PROBLEM REQUIREMENTS | Reproduce all of the data below without alteration; exclude every picture.
* * * * *
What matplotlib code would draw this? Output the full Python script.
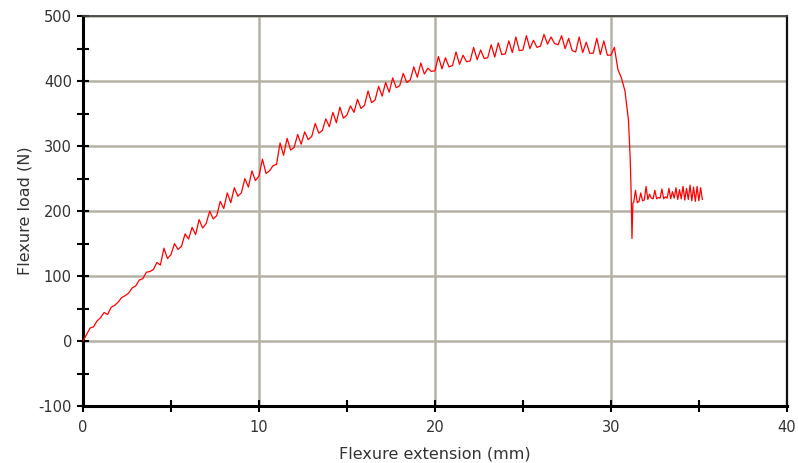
import matplotlib
matplotlib.use("Agg")
import matplotlib.pyplot as plt
from matplotlib.ticker import MultipleLocator

plt.rcParams["axes.unicode_minus"] = False

# ---- data (mm, N) ---------------------------------------------------------------
ext_rise = [0.0, 0.2, 0.4, 0.6, 0.8, 1.0, 1.2, 1.4, 1.6, 1.8,
            2.0, 2.2, 2.4, 2.6, 2.8, 3.0, 3.2, 3.4, 3.6, 3.8,
            4.0, 4.2, 4.4, 4.6, 4.8, 5.0, 5.2, 5.4, 5.6, 5.8,
            6.0, 6.2, 6.4, 6.6, 6.8, 7.0, 7.2, 7.4, 7.6, 7.8,
            8.0, 8.2, 8.4, 8.6, 8.8, 9.0, 9.2, 9.4, 9.6, 9.8,
            10.0, 10.2, 10.4, 10.6, 10.8, 11.0, 11.2, 11.4, 11.6, 11.8,
            12.0, 12.2, 12.4, 12.6, 12.8, 13.0, 13.2, 13.4, 13.6, 13.8,
            14.0, 14.2, 14.4, 14.6, 14.8, 15.0, 15.2, 15.4, 15.6, 15.8,
            16.0, 16.2, 16.4, 16.6, 16.8, 17.0, 17.2, 17.4, 17.6, 17.8,
            18.0, 18.2, 18.4, 18.6, 18.8, 19.0, 19.2, 19.4, 19.6, 19.8,
            20.0, 20.2, 20.4, 20.6, 20.8, 21.0, 21.2, 21.4, 21.6, 21.8,
            22.0, 22.2, 22.4, 22.6, 22.8, 23.0, 23.2, 23.4, 23.6, 23.8,
            24.0, 24.2, 24.4, 24.6, 24.8, 25.0, 25.2, 25.4, 25.6, 25.8,
            26.0, 26.2, 26.4, 26.6, 26.8, 27.0, 27.2, 27.4, 27.6, 27.8,
            28.0, 28.2, 28.4, 28.6, 28.8, 29.0, 29.2, 29.4, 29.6, 29.8]
load_rise = [0, 10, 20, 22, 31, 36, 44, 41, 52, 55,
             60, 67, 70, 74, 82, 85, 94, 96, 106, 107,
             110, 121, 117, 143, 127, 133, 150, 141, 146, 165,
             157, 175, 164, 187, 174, 181, 200, 188, 193, 215,
             204, 228, 213, 236, 223, 228, 250, 237, 262, 247,
             254, 280, 258, 262, 270, 272, 305, 286, 312, 294,
             298, 318, 303, 322, 310, 315, 335, 320, 324, 342,
             330, 352, 336, 360, 343, 348, 362, 352, 372, 358,
             363, 385, 367, 371, 392, 377, 398, 383, 405, 390,
             393, 412, 398, 402, 422, 406, 428, 411, 420, 415,
             416, 438, 419, 436, 422, 424, 445, 426, 440, 430,
             431, 452, 433, 448, 435, 436, 456, 437, 459, 441,
             442, 462, 444, 468, 447, 448, 470, 450, 463, 452,
             454, 472, 457, 468, 458, 456, 470, 450, 466, 447,
             445, 468, 444, 460, 443, 443, 466, 441, 462, 440]

ext_break = [30.0, 30.2, 30.4, 30.6, 30.8, 31.0, 31.1, 31.15, 31.2, 31.25]
load_break = [440, 452, 418, 405, 385, 340, 280, 230, 158, 212]

ext_resid = [31.3, 31.4, 31.5, 31.6, 31.7, 31.8, 31.9, 32.0, 32.1, 32.2,
             32.3, 32.4, 32.5, 32.6, 32.7, 32.8, 32.9, 33.0, 33.1, 33.2,
             33.3, 33.4, 33.5, 33.6, 33.7, 33.8, 33.9, 34.0, 34.1, 34.2,
             34.3, 34.4, 34.5, 34.6, 34.7, 34.8, 34.9, 35.0, 35.1, 35.2]
load_resid = [214, 232, 213, 215, 228, 216, 217, 238, 218, 226,
              220, 219, 232, 219, 221, 220, 234, 219, 222, 220,
              235, 219, 230, 220, 236, 218, 233, 219, 238, 217,
              235, 218, 240, 216, 237, 215, 238, 216, 236, 218]

ext = ext_rise + ext_break + ext_resid
load = load_rise + load_break + load_resid

# ---- figure -----------------------------------------------------------------------
fig = plt.figure(figsize=(7.98, 4.63), dpi=100)
ax = fig.add_axes([0.104, 0.123, 0.882, 0.842])
ax.plot(ext, load, color="#ff0000", lw=0.9, zorder=3)

ax.set_xlim(0, 40)
ax.set_ylim(-100, 500)
ax.xaxis.set_major_locator(MultipleLocator(10))
ax.xaxis.set_minor_locator(MultipleLocator(5))
ax.yaxis.set_major_locator(MultipleLocator(100))
ax.yaxis.set_minor_locator(MultipleLocator(50))
ax.grid(which="major", color="#b5b1a5", lw=1.8)
ax.set_axisbelow(True)

ax.tick_params(which="both", direction="inout", length=8, width=1.5,
               color="black", labelsize=10.5, labelcolor="#333333", pad=4)
ax.tick_params(axis="x", which="major", pad=6)
for side in ("left", "bottom"):
    ax.spines[side].set_linewidth(2.2)
    ax.spines[side].set_color("black")
ax.spines["right"].set_linewidth(1.6)
ax.spines["right"].set_color("#111111")
ax.spines["top"].set_linewidth(1.3)
ax.spines["top"].set_color("#444444")

ax.set_xlabel("Flexure extension (mm)", fontsize=11.5, color="#333333", labelpad=8)
ax.set_ylabel("Flexure load (N)", fontsize=11.5, color="#333333", labelpad=4)

fig.savefig("out.png", dpi=100)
* * * * *
EXERCISE RESULT |
What matplotlib code would draw this? Output the full Python script.
import matplotlib
matplotlib.use("Agg")
import matplotlib.pyplot as plt
from matplotlib.ticker import MultipleLocator

plt.rcParams["axes.unicode_minus"] = False

# ---- data (mm, N) ---------------------------------------------------------------
ext_rise = [0.0, 0.2, 0.4, 0.6, 0.8, 1.0, 1.2, 1.4, 1.6, 1.8,
            2.0, 2.2, 2.4, 2.6, 2.8, 3.0, 3.2, 3.4, 3.6, 3.8,
            4.0, 4.2, 4.4, 4.6, 4.8, 5.0, 5.2, 5.4, 5.6, 5.8,
            6.0, 6.2, 6.4, 6.6, 6.8, 7.0, 7.2, 7.4, 7.6, 7.8,
            8.0, 8.2, 8.4, 8.6, 8.8, 9.0, 9.2, 9.4, 9.6, 9.8,
            10.0, 10.2, 10.4, 10.6, 10.8, 11.0, 11.2, 11.4, 11.6, 11.8,
            12.0, 12.2, 12.4, 12.6, 12.8, 13.0, 13.2, 13.4, 13.6, 13.8,
            14.0, 14.2, 14.4, 14.6, 14.8, 15.0, 15.2, 15.4, 15.6, 15.8,
            16.0, 16.2, 16.4, 16.6, 16.8, 17.0, 17.2, 17.4, 17.6, 17.8,
            18.0, 18.2, 18.4, 18.6, 18.8, 19.0, 19.2, 19.4, 19.6, 19.8,
            20.0, 20.2, 20.4, 20.6, 20.8, 21.0, 21.2, 21.4, 21.6, 21.8,
            22.0, 22.2, 22.4, 22.6, 22.8, 23.0, 23.2, 23.4, 23.6, 23.8,
            24.0, 24.2, 24.4, 24.6, 24.8, 25.0, 25.2, 25.4, 25.6, 25.8,
            26.0, 26.2, 26.4, 26.6, 26.8, 27.0, 27.2, 27.4, 27.6, 27.8,
            28.0, 28.2, 28.4, 28.6, 28.8, 29.0, 29.2, 29.4, 29.6, 29.8]
load_rise = [0, 10, 20, 22, 31, 36, 44, 41, 52, 55,
             60, 67, 70, 74, 82, 85, 94, 96, 106, 107,
             110, 121, 117, 143, 127, 133, 150, 141, 146, 165,
             157, 175, 164, 187, 174, 181, 200, 188, 193, 215,
             204, 228, 213, 236, 223, 228, 250, 237, 262, 247,
             254, 280, 258, 262, 270, 272, 305, 286, 312, 294,
             298, 318, 303, 322, 310, 315, 335, 320, 324, 342,
             330, 352, 336, 360, 343, 348, 362, 352, 372, 358,
             363, 385, 367, 371, 392, 377, 398, 383, 405, 390,
             393, 412, 398, 402, 422, 406, 428, 411, 420, 415,
             416, 438, 419, 436, 422, 424, 445, 426, 440, 430,
             431, 452, 433, 448, 435, 436, 456, 437, 459, 441,
             442, 462, 444, 468, 447, 448, 470, 450, 463, 452,
             454, 472, 457, 468, 458, 456, 470, 450, 466, 447,
             445, 468, 444, 460, 443, 443, 466, 441, 462, 440]

ext_break = [30.0, 30.2, 30.4, 30.6, 30.8, 31.0, 31.1, 31.15, 31.2, 31.25]
load_break = [440, 452, 418, 405, 385, 340, 280, 230, 158, 212]

ext_resid = [31.3, 31.4, 31.5, 31.6, 31.7, 31.8, 31.9, 32.0, 32.1, 32.2,
             32.3, 32.4, 32.5, 32.6, 32.7, 32.8, 32.9, 33.0, 33.1, 33.2,
             33.3, 33.4, 33.5, 33.6, 33.7, 33.8, 33.9, 34.0, 34.1, 34.2,
             34.3, 34.4, 34.5, 34.6, 34.7, 34.8, 34.9, 35.0, 35.1, 35.2]
load_resid = [214, 232, 213, 215, 228, 216, 217, 238, 218, 226,
              220, 219, 232, 219, 221, 220, 234, 219, 222, 220,
              235, 219, 230, 220, 236, 218, 233, 219, 238, 217,
              235, 218, 240, 216, 237, 215, 238, 216, 236, 218]

ext = ext_rise + ext_break + ext_resid
load = load_rise + load_break + load_resid

# ---- figure -----------------------------------------------------------------------
fig = plt.figure(figsize=(7.98, 4.63), dpi=100)
ax = fig.add_axes([0.104, 0.123, 0.882, 0.842])
ax.plot(ext, load, color="#ff0000", lw=0.9, zorder=3)

ax.set_xlim(0, 40)
ax.set_ylim(-100, 500)
ax.xaxis.set_major_locator(MultipleLocator(10))
ax.xaxis.set_minor_locator(MultipleLocator(5))
ax.yaxis.set_major_locator(MultipleLocator(100))
ax.yaxis.set_minor_locator(MultipleLocator(50))
ax.grid(which="major", color="#b5b1a5", lw=1.8)
ax.set_axisbelow(True)

ax.tick_params(which="both", direction="inout", length=8, width=1.5,
               color="black", labelsize=10.5, labelcolor="#333333", pad=4)
ax.tick_params(axis="x", which="major", pad=6)
for side in ("left", "bottom"):
    ax.spines[side].set_linewidth(2.2)
    ax.spines[side].set_color("black")
ax.spines["right"].set_linewidth(1.6)
ax.spines["right"].set_color("#111111")
ax.spines["top"].set_linewidth(1.3)
ax.spines["top"].set_color("#444444")

ax.set_xlabel("Flexure extension (mm)", fontsize=11.5, color="#333333", labelpad=8)
ax.set_ylabel("Flexure load (N)", fontsize=11.5, color="#333333", labelpad=4)

fig.savefig("out.png", dpi=100)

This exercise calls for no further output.